Khalifa Sall en 2015 à la mairie de Dakar. © Sylvain Cherkaoui pour Jeune Afrique

Khalifa Sall en 2015 à la mairie de Dakar. © Sylvain Cherkaoui pour Jeune Afrique

Publié le 16 janvier 2018 Lecture : 3 minutes.

La délibération a été adoptée, sans surprise, lors d’un conseil municipal qui s’est tenu ce lundi. La Ville de Dakar entend se constituer partie civile dans l’affaire dite « de la caisse d’avance », dont les audiences doivent reprendre le 23 janvier. En clair, la municipalité entend être représentée devant le tribunal en tant que victime des délits dont le maire est soupçonné.

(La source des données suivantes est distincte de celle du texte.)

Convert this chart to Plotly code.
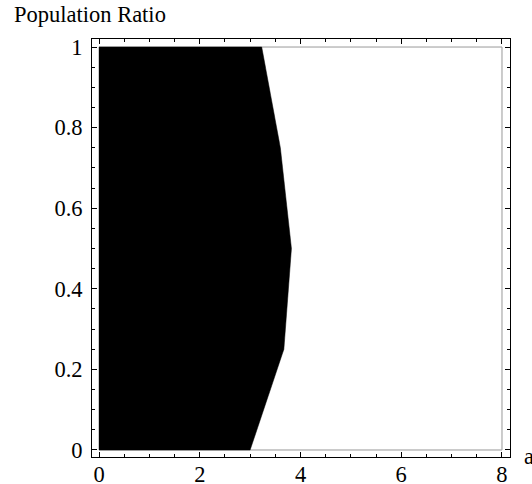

Nouvelle stratégie de défense pour Khalifa Sall

Est-ce à dire que, par cette constitution, la municipalité reconnaît qu’il y a eu détournement de deniers publics ? « Non », répond catégoriquement Soham El Wardini, première adjointe au maire. « Nous devons y aller pour défendre les intérêts des Dakarois, de la Ville et aussi défendre notre maire dans une affaire politique », assène l’élue.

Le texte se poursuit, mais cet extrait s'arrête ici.